Averaging 3.25 goals per game – by far the most in the NHL – the Lightning were nevertheless held to just one in Montreal. The only problem was that it turned out to be the difference.

“All it takes is one shot to change a game. You could see that at the end they got a good bounce and ultimately that was the difference in the hockey game,” conceded P.K. Subban who had 24:34 of ice time on Tuesday.

One shot, and two hot goalies, as both Tampa and Montreal were buoyed by world-class performances between the pipes by the game’s second and first stars, respectively. For a while it even looked like Carey Price might steal one again for the Habs, riding a 160-plus minute shutout streak on home ice into overtime before the team’s fortunes went awry on a fluke play.

“They got a puck towards the net and got a lucky bounce,” described Price, who filed a 35-save effort against the Bolts. “We had a guy trying to do his job up front and it was just a tough break, but you kind of figured towards the end of that’s how it was going to finish.”

After being outscored 11-3 by the Lightning in the teams’ previous two meetings, Tuesday’s tight-checking, playoff-type outing still managed to illustrate how far the first-place Habs have come since the start of the season, despite the setback.

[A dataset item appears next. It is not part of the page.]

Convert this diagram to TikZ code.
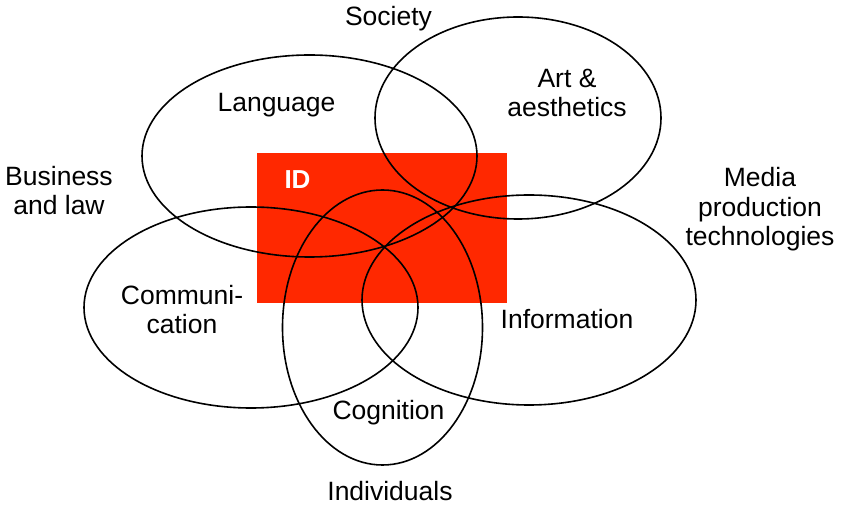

“Carey played well and did exactly what we needed him to do. He made some big saves and gave us an opportunity to win the game, which is all any team can ask for from their goaltender,” added Subban. “You knew that it was going to come down to a bounce one way or the other, and tonight they got it. When it goes off one of your own players into the net, it’s a tough pill to swallow, but there are a lot of positives to take away from this game.”

The main positive, aside from Price’s continued exploits in goal had to be the play of the defense in front of him, which blocked 32 shots on the night, including 15 from rearguards Andrei Markov, Sergei Gonchar, and Jeff Petry alone. But now it’s time for the offense to pitch in.

“It’s always the same story with Carey. He was amazing and deserves to be recognized for his repeat performances like that, but at the end of the day it doesn’t make us feel good as his teammates to leave him out to dry that much,” admitted Max Pacioretty, who was held to a single shot on goal. “You can’t win a game if you don’t score goals, so we’ve got to find a way to put pucks in the net.”

Indeed, the Canadiens have tallied just six goals in the five games since last Monday’s NHL trade deadline, a stat which does not sit well in the dressing room.

“Sometimes your best defense is offense, and it’s obviously something that we need to continue working at with the 15 games we’ve got left, making sure we’re putting more pucks on net,” concluded Subban, who now prepares for the visiting Senators on Thursday before hitting the road again on Saturday. “Luckily, we’ll have another opportunity to prove something when we head to Tampa in a couple of days.”